河村: リクルートの皆さんが入ってくれたことで、子どもたちが伸び伸びと学んでいるケースが増えたように感じます。学校では分からないことを分からないと言えなかったかもしれないけれど、ここでは自分の分からないことにとことん向き合うための『スタディサプリ』や支援スタッフがいてくれる。分からないことが分かったときの楽しさって、学びの本質だと思います。職員の中にはいずれ学校現場に戻っていく者もおりますので、彼らにとっても非常に良い経験になっています。

― 最後に、不登校という社会問題に向き合う上でさらに目指したいことを教えてください。

河村: 今、教育委員会では不登校対策として校内に新たな居場所(他の地域では「校内フリースクール」と呼ぶこともあるようです)づくりに着手し、運営を開始しています。子どもたちへの多様な支援の形、学びの場所があることが、多くの子どもたちを救うことにもつながるはず。我々もそういった関係先と連携を進めていきたいと考えています。情報管理のハードルはあるものの、ICT教材の学習データなどを使った連携ができると、さらに子どもたちに合った個別性の高い支援が可能になるのではないでしょうか。

森崎: 個人的な考えですが、義務教育におけるICT活用の認識を変えていきたいです。
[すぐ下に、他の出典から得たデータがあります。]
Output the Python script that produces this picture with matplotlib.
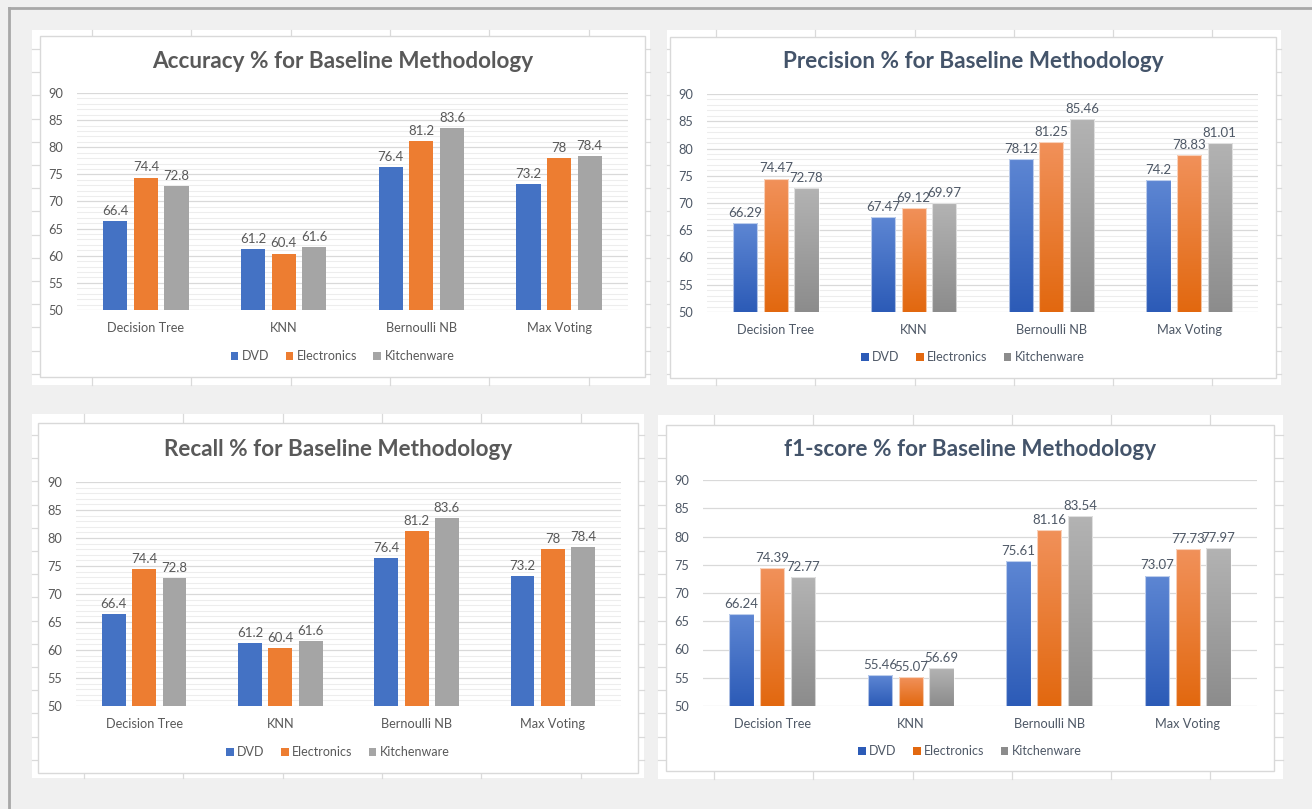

『スタディサプリ』が実現したい世界は、学力を伸ばすことも重要ですが、それ以上にこれまでの仕組みでは学びによる成功体験を積めなかった子どもに、その機会を提供すること。「できた」「分かった」という経験の積み重ねで自己肯定感が醸成されることや、「自分にはこんな可能性が眠っているかも?」と人生を変えるような学びの体験を日本中の子どもたちに届けたい。それが不登校の子どもたちがエネルギーをため自己肯定感を高めていくことにもつながると思っています。